- [Problem to work on] Drop every picture, then transcribe the remaining data exactly.

- [Recorded data]

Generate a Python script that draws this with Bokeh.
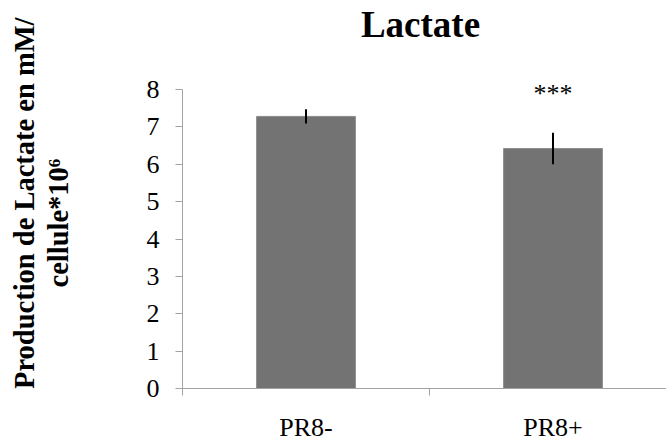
import math

from bokeh.core.properties import value
from bokeh.embed import file_html
from bokeh.layouts import row
from bokeh.models import ColumnDataSource, FixedTicker, Range1d
from bokeh.plotting import figure
from bokeh.resources import INLINE

# Lactate production per 10^6 cells, with/without PR8
categories = ["PR8-", "PR8+"]
means = [7.28, 6.42]
errors = [0.19, 0.42]
significance = ["", "***"]
y_ticks = [0, 1, 2, 3, 4, 5, 6, 7, 8]
title = "Lactate"
y_title = ["Production de Lactate en mM/", "cellule*10\u2076"]

SERIF = "Liberation Serif"
AXIS_GREY = "#a3a3a3"
BAR_GREY = "#737373"

W, H = 666, 446
STRIP = 80                # narrow panel holding the vertical axis title
LEFT, BOTTOM = 182, 58    # frame edges measured from the page's left / bottom
CAT_PX = 247              # pixel width of one category slot
UNIT_PX = 37.375          # pixels per unit on the value axis

x_pos = [i + 0.5 for i in range(len(categories))]
x_end = (W - LEFT) / CAT_PX
y_end = (H - BOTTOM) / UNIT_PX      # frame reaches the top edge; title lives inside it


def px_to_x(px):
    return (px - LEFT) / CAT_PX


def px_to_y(py):
    return (H - BOTTOM - py) / UNIT_PX


src = ColumnDataSource(dict(
    x=x_pos,
    top=means,
    lo=[m - e for m, e in zip(means, errors)],
    hi=[m + e for m, e in zip(means, errors)],
    sig=significance,
    sig_y=[m + e + 1.06 for m, e in zip(means, errors)],
))

p = figure(
    width=W - STRIP, height=H, title=None,
    x_range=Range1d(0, x_end), y_range=Range1d(0, y_end),
    output_backend="svg", toolbar_location=None,
    min_border_left=LEFT - STRIP, min_border_right=0,
    min_border_top=0, min_border_bottom=BOTTOM,
    outline_line_color=None, background_fill_color="white",
    border_fill_color="white",
)
p.grid.visible = False

p.vbar(x="x", top="top", bottom=0, width=0.4, source=src,
       fill_color=BAR_GREY, line_color="#8c8c8c", line_width=1)
p.segment(x0="x", x1="x", y0="lo", y1="hi", source=src,
          line_color="black", line_width=2)
p.text(x="x", y="sig_y", text="sig", source=src,
       text_font=value(SERIF), text_font_size="26px",
       text_align="center", text_baseline="alphabetic", text_color="black")

# chart title, centred over the plotting area
p.text(x=[px_to_x(420)], y=[px_to_y(24)], text=[title],
       text_font=value(SERIF), text_font_size="37px", text_font_style="bold",
       text_align="center", text_baseline="alphabetic", text_color="black")

# x axis: boundaries between categories carry the tick marks,
# category names sit in the middle of each slot
xa = p.xaxis[0]
xa.ticker = FixedTicker(ticks=x_pos, minor_ticks=[0, 1, 2])
xa.major_label_overrides = {x: c for x, c in zip(x_pos, categories)}
xa.major_tick_out = 0
xa.major_tick_in = 0
xa.minor_tick_out = 7
xa.minor_tick_in = 0
xa.minor_tick_line_color = AXIS_GREY
xa.axis_line_color = AXIS_GREY
xa.major_label_text_font = SERIF
xa.major_label_text_font_size = "26px"
xa.major_label_text_color = "black"
xa.major_label_standoff = 17

ya = p.yaxis[0]
ya.ticker = FixedTicker(ticks=y_ticks)
ya.bounds = (0, 8)
ya.major_tick_out = 7
ya.major_tick_in = 0
ya.minor_tick_line_color = None
ya.major_tick_line_color = AXIS_GREY
ya.axis_line_color = AXIS_GREY
ya.major_label_text_font = SERIF
ya.major_label_text_font_size = "26px"
ya.major_label_text_color = "black"
ya.major_label_standoff = 16

# vertical axis title, two lines reading bottom to top, each anchored where
# its text starts; the strip's frame is aligned with the main plot's frame,
# so its y range runs over the same pixel rows (page y = H - data y)
strip = figure(
    width=STRIP, height=H, title=None,
    x_range=Range1d(0, STRIP), y_range=Range1d(BOTTOM, H),
    x_axis_location=None, y_axis_location=None,
    output_backend="svg", toolbar_location=None,
    min_border=0, outline_line_color=None,
    background_fill_color="white", border_fill_color="white",
)
strip.grid.visible = False
strip.text(x=[24, 58], y=[H - 388.5, H - 287], text=y_title, angle=math.pi / 2,
           text_font=value(SERIF), text_font_size="28.5px", text_font_style="bold",
           text_align="left", text_baseline="middle", text_color="black")

layout = row(strip, p, spacing=0)
open("out.html", "w").write(file_html(layout, INLINE))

- [Response to the exercise]
Generate a Python script that draws this with Bokeh.
import math

from bokeh.core.properties import value
from bokeh.embed import file_html
from bokeh.layouts import row
from bokeh.models import ColumnDataSource, FixedTicker, Range1d
from bokeh.plotting import figure
from bokeh.resources import INLINE

# Lactate production per 10^6 cells, with/without PR8
categories = ["PR8-", "PR8+"]
means = [7.28, 6.42]
errors = [0.19, 0.42]
significance = ["", "***"]
y_ticks = [0, 1, 2, 3, 4, 5, 6, 7, 8]
title = "Lactate"
y_title = ["Production de Lactate en mM/", "cellule*10\u2076"]

SERIF = "Liberation Serif"
AXIS_GREY = "#a3a3a3"
BAR_GREY = "#737373"

W, H = 666, 446
STRIP = 80                # narrow panel holding the vertical axis title
LEFT, BOTTOM = 182, 58    # frame edges measured from the page's left / bottom
CAT_PX = 247              # pixel width of one category slot
UNIT_PX = 37.375          # pixels per unit on the value axis

x_pos = [i + 0.5 for i in range(len(categories))]
x_end = (W - LEFT) / CAT_PX
y_end = (H - BOTTOM) / UNIT_PX      # frame reaches the top edge; title lives inside it


def px_to_x(px):
    return (px - LEFT) / CAT_PX


def px_to_y(py):
    return (H - BOTTOM - py) / UNIT_PX


src = ColumnDataSource(dict(
    x=x_pos,
    top=means,
    lo=[m - e for m, e in zip(means, errors)],
    hi=[m + e for m, e in zip(means, errors)],
    sig=significance,
    sig_y=[m + e + 1.06 for m, e in zip(means, errors)],
))

p = figure(
    width=W - STRIP, height=H, title=None,
    x_range=Range1d(0, x_end), y_range=Range1d(0, y_end),
    output_backend="svg", toolbar_location=None,
    min_border_left=LEFT - STRIP, min_border_right=0,
    min_border_top=0, min_border_bottom=BOTTOM,
    outline_line_color=None, background_fill_color="white",
    border_fill_color="white",
)
p.grid.visible = False

p.vbar(x="x", top="top", bottom=0, width=0.4, source=src,
       fill_color=BAR_GREY, line_color="#8c8c8c", line_width=1)
p.segment(x0="x", x1="x", y0="lo", y1="hi", source=src,
          line_color="black", line_width=2)
p.text(x="x", y="sig_y", text="sig", source=src,
       text_font=value(SERIF), text_font_size="26px",
       text_align="center", text_baseline="alphabetic", text_color="black")

# chart title, centred over the plotting area
p.text(x=[px_to_x(420)], y=[px_to_y(24)], text=[title],
       text_font=value(SERIF), text_font_size="37px", text_font_style="bold",
       text_align="center", text_baseline="alphabetic", text_color="black")

# x axis: boundaries between categories carry the tick marks,
# category names sit in the middle of each slot
xa = p.xaxis[0]
xa.ticker = FixedTicker(ticks=x_pos, minor_ticks=[0, 1, 2])
xa.major_label_overrides = {x: c for x, c in zip(x_pos, categories)}
xa.major_tick_out = 0
xa.major_tick_in = 0
xa.minor_tick_out = 7
xa.minor_tick_in = 0
xa.minor_tick_line_color = AXIS_GREY
xa.axis_line_color = AXIS_GREY
xa.major_label_text_font = SERIF
xa.major_label_text_font_size = "26px"
xa.major_label_text_color = "black"
xa.major_label_standoff = 17

ya = p.yaxis[0]
ya.ticker = FixedTicker(ticks=y_ticks)
ya.bounds = (0, 8)
ya.major_tick_out = 7
ya.major_tick_in = 0
ya.minor_tick_line_color = None
ya.major_tick_line_color = AXIS_GREY
ya.axis_line_color = AXIS_GREY
ya.major_label_text_font = SERIF
ya.major_label_text_font_size = "26px"
ya.major_label_text_color = "black"
ya.major_label_standoff = 16

# vertical axis title, two lines reading bottom to top, each anchored where
# its text starts; the strip's frame is aligned with the main plot's frame,
# so its y range runs over the same pixel rows (page y = H - data y)
strip = figure(
    width=STRIP, height=H, title=None,
    x_range=Range1d(0, STRIP), y_range=Range1d(BOTTOM, H),
    x_axis_location=None, y_axis_location=None,
    output_backend="svg", toolbar_location=None,
    min_border=0, outline_line_color=None,
    background_fill_color="white", border_fill_color="white",
)
strip.grid.visible = False
strip.text(x=[24, 58], y=[H - 388.5, H - 287], text=y_title, angle=math.pi / 2,
           text_font=value(SERIF), text_font_size="28.5px", text_font_style="bold",
           text_align="left", text_baseline="middle", text_color="black")

layout = row(strip, p, spacing=0)
open("out.html", "w").write(file_html(layout, INLINE))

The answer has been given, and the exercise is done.